The notion of “a jealous God, visiting the iniquity of the fathers upon the children unto the third and fourth generation” is a repeated trope throughout the Bible, and can be applied as an insight about human systems in general. The word “jealous” is itself a trope, an application of a human emotion to an anthropomorphic principle called “God,” which is one way of naming the System of All Systems, the unified field theory of Everything. Other ways of expressing “God’s jealousy” is the Greek image of dike, the image of justice as a double-edged sword; or karma, the Hindu notion of moral cause and effect. In brief, human actions are subject to “cosmic justice,” the self-balancing mechanism immanent in all systems. Self-correction is immanent because a system, to remain a system, must remain organized, or it ceases to be a system. A break-down of any system is itself part of the system, or rather, part of a larger system of which the broken system is a subset. The broken system signals to the larger system the need for repair. A good example is “the curse on the house of Atreus” as described in Aeschylus’ Oresteia. The horrific cycle of revenge and counter-revenge can only be stopped by an agent outside the cycle-system–namely, Athena, who renames the system’s principle source of energy, the Furies, and calls them the Semnai (“venerable ones”), later called the Eumenides (“kindly ones”) by Euripides. The new name gives them a new twist on an old function, from promoting revenge justice to protecting rational justice. It is most interesting to note that Athena is able to achieve this feat by skillfully manipulating the Furies’ emotions. Her rhetoric of persuasion is much more important than the logic of her arguments, for reason is impotent in the face of desire.
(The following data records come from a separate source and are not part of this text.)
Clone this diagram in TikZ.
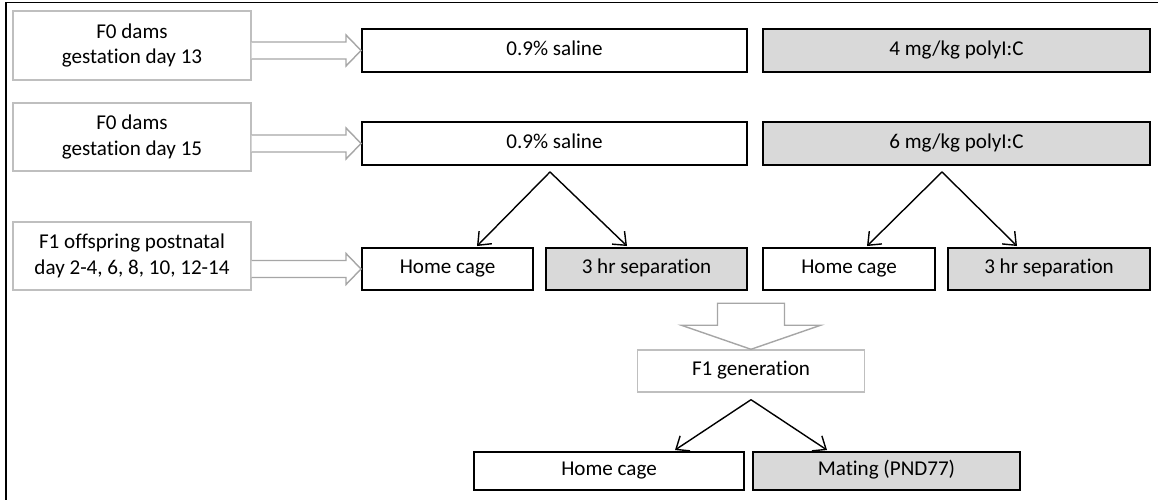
\documentclass[tikz,border=0pt]{standalone}
\usepackage{fontspec}
\setmainfont{Carlito}[Ligatures={NoCommon,NoRare,NoContextual}]
\usetikzlibrary{calc,arrows.meta}

\definecolor{boxgray}{HTML}{D9D9D9}
\definecolor{linegray}{HTML}{BFBFBF}
\definecolor{arrowgray}{HTML}{A6A6A6}

\newcommand{\hollowright}[2]{%
\draw [hollow] ($(#1.east |- #2.west)+(0,0.17)$) -- ($(#2.west)+(-0.3,0.17)$) -- ($(#2.west)+(-0.3,0.31)$) -- (#2.west) -- ($(#2.west)+(-0.3,-0.31)$) -- ($(#2.west)+(-0.3,-0.17)$) -- ($(#1.east |- #2.west)+(0,-0.17)$);}

\begin{document}
\begin{tikzpicture}[
  every node/.style={font=\fontsize{12}{14.5}\selectfont, inner sep=0pt, align=center},
  stagebox/.style={draw=linegray, line width=0.8pt, minimum width=4.76cm},
  oneline/.style={text height=0.72em, text depth=0.2em},
  whitebox/.style={draw=black, line width=1.1pt, fill=white, oneline},
  graybox/.style={draw=black, line width=1.1pt, fill=boxgray, oneline},
  hollow/.style={draw=arrowgray, line width=0.8pt, fill=white, line join=miter},
  split/.style={-{Straight Barb[length=2.2mm, width=3.6mm, line width=0.8pt]}, line width=0.8pt, black}
]
\useasboundingbox (0,0) rectangle (23.16,-10);
\draw [black, line width=1pt] (0.12,-10.2) -- (0.12,-0.05) -- (23.3,-0.05);

\node [stagebox, minimum height=1.38cm] (L1) at (2.64,-0.91) {F0 dams\\gestation day 13};
\node [stagebox, minimum height=1.36cm] (L2) at (2.64,-2.74) {F0 dams\\gestation day 15};
\node [stagebox, minimum height=1.36cm] (L3) at (2.64,-5.12) {F1 offspring postnatal\\day 2-4, 6, 8, 10, 12-14};

\node [whitebox, minimum width=7.7cm, minimum height=0.86cm] (S1) at (11.09,-1.01) {0.9\% saline};
\node [graybox, minimum width=7.74cm, minimum height=0.86cm] (P1) at (19.13,-1.01) {4 mg/kg polyI:C};
\node [whitebox, minimum width=7.7cm, minimum height=0.86cm] (S2) at (11.09,-2.87) {0.9\% saline};
\node [graybox, minimum width=7.74cm, minimum height=0.86cm] (P2) at (19.13,-2.87) {6 mg/kg polyI:C};

\node [whitebox, minimum width=3.42cm, minimum height=0.84cm] (H1) at (8.95,-5.38) {Home cage};
\node [graybox, minimum width=4.02cm, minimum height=0.84cm] (R1) at (12.93,-5.38) {3 hr separation};
\node [whitebox, minimum width=3.44cm, minimum height=0.84cm] (H2) at (16.98,-5.38) {Home cage};
\node [graybox, minimum width=4.04cm, minimum height=0.84cm] (R2) at (20.98,-5.38) {3 hr separation};

\node [stagebox, oneline, minimum width=4.54cm, minimum height=0.84cm] (G) at (15.02,-7.42) {F1 generation};

\node [whitebox, minimum width=5.4cm, minimum height=0.76cm] (H3) at (12.18,-9.42) {Home cage};
\node [graybox, minimum width=5.34cm, minimum height=0.76cm] (M) at (17.73,-9.42) {Mating (PND77)};

\hollowright{L1}{S1}
\hollowright{L2}{S2}
\hollowright{L3}{H1}

\draw [hollow] ($(G.north)+(-0.67,0.92)$) -- ($(G.north)+(0.67,0.92)$) -- ($(G.north)+(0.67,0.48)$) -- ($(G.north)+(1.39,0.48)$) -- (G.north) -- ($(G.north)+(-1.39,0.48)$) -- ($(G.north)+(-0.67,0.48)$) -- cycle;

\draw [split] ($(S2.south)+(-0.09,-0.12)$) -- ($(H1.north)+(0.59,0.02)$);
\draw [split] ($(S2.south)+(-0.09,-0.12)$) -- ($(R1.north)+(-0.39,0.02)$);
\draw [split] ($(P2.south)+(-0.29,-0.12)$) -- ($(H2.north)+(0.36,0.02)$);
\draw [split] ($(P2.south)+(-0.29,-0.12)$) -- ($(R2.north)+(-0.64,0.02)$);
\draw [split] ($(G.south)+(0,-0.14)$) -- ($(H3.north)+(1.32,0.02)$);
\draw [split] ($(G.south)+(0,-0.14)$) -- ($(M.north)+(-1.19,0.02)$);
\end{tikzpicture}
\end{document}
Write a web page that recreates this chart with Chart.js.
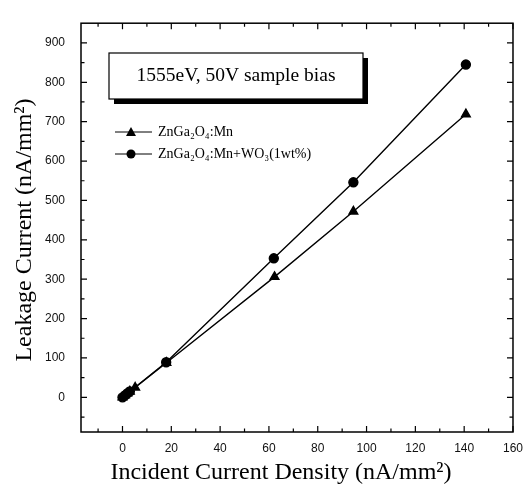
<!DOCTYPE html>
<html>
<head>
<meta charset="utf-8">
<script src="https://cdn.jsdelivr.net/npm/chart.js@4.4.1/dist/chart.umd.min.js"></script>
<style>
  html, body { margin: 0; padding: 0; background: #fff; }
  #wrap { width: 532px; height: 489px; }
</style>
</head>
<body>
<div id="wrap"><canvas id="grafiek" width="532" height="489"></canvas></div>
<script>
// data
const incidentMn = [0, 1, 2, 3, 5.2, 18, 62.3, 94.6, 140.7];
const leakageMn = [0, 5, 10, 15, 25, 88, 306, 472, 719];
const incidentWO3 = [0, 1, 2, 3, 17.9, 62, 94.6, 140.7];
const leakageWO3 = [0, 5, 10, 15, 89, 353, 546, 845];

const seriesNames = ['ZnGa₂O₄:Mn', 'ZnGa₂O₄:Mn+WO₃(1wt%)'];
const xTicks = [0, 20, 40, 60, 80, 100, 120, 140, 160];
const yTicks = [0, 100, 200, 300, 400, 500, 600, 700, 800, 900];
const boxText = '1555eV, 50V sample bias';
const xTitle = 'Incident Current Density (nA/mm²)';
const yTitle = 'Leakage Current (nA/mm²)';

const SERIF = '"Liberation Serif", "Times New Roman", serif';
const SANS = '"Liberation Sans", Arial, sans-serif';

function punten(xs, ys) {
  return xs.map((x, i) => ({ x: x, y: ys[i] }));
}

// kader, tickjes naar binnen, tekstvak, legenda en astitels
const extras = {
  id: 'extras',
  afterDraw(chart) {
    const ctx = chart.ctx;
    const a = chart.chartArea;
    const sx = chart.scales.x, sy = chart.scales.y;
    ctx.save();
    ctx.strokeStyle = '#000';
    ctx.lineWidth = 1.5;
    ctx.strokeRect(a.left, a.top, a.right - a.left, a.bottom - a.top);

    ctx.lineWidth = 1.2;
    ctx.beginPath();
    // x tickjes (major + minor)
    for (let i = 0; i < xTicks.length; i++) {
      const px = sx.getPixelForValue(xTicks[i]);
      ctx.moveTo(px, a.bottom); ctx.lineTo(px, a.bottom - 6);
      ctx.moveTo(px, a.top); ctx.lineTo(px, a.top + 6);
    }
    for (let v = -10; v < 160; v += 20) {
      if (v < sx.min) continue;
      const px = sx.getPixelForValue(v);
      ctx.moveTo(px, a.bottom); ctx.lineTo(px, a.bottom - 3.5);
      ctx.moveTo(px, a.top); ctx.lineTo(px, a.top + 3.5);
    }
    // y tickjes
    for (let i = 0; i < yTicks.length; i++) {
      const py = sy.getPixelForValue(yTicks[i]);
      ctx.moveTo(a.left, py); ctx.lineTo(a.left + 6, py);
      ctx.moveTo(a.right, py); ctx.lineTo(a.right - 6, py);
    }
    for (let v = -50; v < 950; v += 100) {
      if (v < sy.min || v > sy.max) continue;
      const py = sy.getPixelForValue(v);
      ctx.moveTo(a.left, py); ctx.lineTo(a.left + 3.5, py);
      ctx.moveTo(a.right, py); ctx.lineTo(a.right - 3.5, py);
    }
    ctx.stroke();

    // tekstvak met schaduw
    const bx = 109, by = 53, bw = 254, bh = 46;
    ctx.fillStyle = '#000';
    ctx.fillRect(bx + 5, by + 5, bw, bh);
    ctx.fillStyle = '#fff';
    ctx.fillRect(bx, by, bw, bh);
    ctx.lineWidth = 1.2;
    ctx.strokeRect(bx, by, bw, bh);
    ctx.fillStyle = '#000';
    ctx.font = '19.5px ' + SERIF;
    ctx.textAlign = 'center';
    ctx.textBaseline = 'middle';
    ctx.fillText(boxText, bx + bw / 2, by + bh / 2);

    // legenda
    ctx.font = '14px ' + SERIF;
    ctx.textAlign = 'left';
    const rijen = [132, 154];
    chart.data.datasets.forEach((ds, i) => {
      const y = rijen[i];
      ctx.strokeStyle = '#000';
      ctx.lineWidth = 1;
      ctx.beginPath();
      ctx.moveTo(115, y); ctx.lineTo(152, y);
      ctx.stroke();
      ctx.fillStyle = '#000';
      ctx.beginPath();
      if (ds.pointStyle === 'triangle') {
        ctx.moveTo(131, y - 5); ctx.lineTo(136, y + 4); ctx.lineTo(126, y + 4);
        ctx.closePath();
      } else {
        ctx.arc(131, y, 4.5, 0, Math.PI * 2);
      }
      ctx.fill();
      ctx.fillText(ds.label, 158, y);
    });

    // astitels
    ctx.font = '24px ' + SERIF;
    ctx.textAlign = 'center';
    ctx.fillText(xTitle, 281, 473);
    ctx.save();
    ctx.translate(25, 230);
    ctx.rotate(-Math.PI / 2);
    ctx.fillText(yTitle, 0, 0);
    ctx.restore();
    ctx.restore();
  }
};

function grafiek() {
  const ctx = document.getElementById('grafiek');
  new Chart(ctx, {
    type: 'scatter',
    data: {
      datasets: [{
        label: seriesNames[0],
        data: punten(incidentMn, leakageMn),
        showLine: true,
        borderColor: '#000',
        backgroundColor: '#000',
        borderWidth: 1.4,
        pointStyle: 'triangle',
        pointRadius: 5
      }, {
        label: seriesNames[1],
        data: punten(incidentWO3, leakageWO3),
        showLine: true,
        borderColor: '#000',
        backgroundColor: '#000',
        borderWidth: 1.4,
        pointStyle: 'circle',
        pointRadius: 4.5
      }]
    },
    options: {
      responsive: false,
      animation: false,
      layout: { padding: { top: 13, right: 12, left: 0, bottom: 0 } },
      scales: {
        x: {
          type: 'linear',
          min: -17,
          max: 160,
          afterFit: s => { s.height = 57; },
          afterBuildTicks: s => { s.ticks = xTicks.map(v => ({ value: v })); },
          ticks: { color: '#111', padding: 9, font: { family: SANS, size: 12 } },
          grid: { display: false, drawTicks: false },
          border: { display: false }
        },
        y: {
          type: 'linear',
          min: -88,
          max: 950,
          afterFit: s => { s.width = 81; },
          afterBuildTicks: s => { s.ticks = yTicks.map(v => ({ value: v })); },
          ticks: { color: '#111', padding: 16, font: { family: SANS, size: 12 } },
          grid: { display: false, drawTicks: false },
          border: { display: false }
        }
      },
      plugins: {
        legend: { display: false },
        tooltip: { enabled: false }
      }
    },
    plugins: [extras]
  });
}

window.onload = function() {
  grafiek();
};
</script>
</body>
</html>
The Trump phenomenon reveals the system built up by the Republican Party to be broken. The party’s leaders are scrambling to find materials to repair it. But the system of the party is part of a larger system of American politics, which itself is part of a larger system of democratic politics that is increasingly being constructed in other parts of the world, each nation-state having its own version of the larger system of democratic politics, which is itself part of a yet larger system called “Politics,” or the organization of social power to the end of the survival and prosperity of a human community, or the human community. Systems within systems within systems . . . within the System.
How we conceive and understand the System of systems is pretty, pretty important. I refer the reader to a speech given by Gregory Bateson in 1966 titled “From Versailles to Cybernetics” and reprinted in his classic, Steps to an Ecology of Mind (1972; 2000).

I just happened to start reading (or re-reading) Aeschylus’s Oresteia, more or less to get my mind around the issue you raise here (though I was thinking about it more in the context of Israel and Palestine than the US, though I suppose it applies to both contexts). Haven’t read it since my undergraduate days, ca. 1990. But glad I did.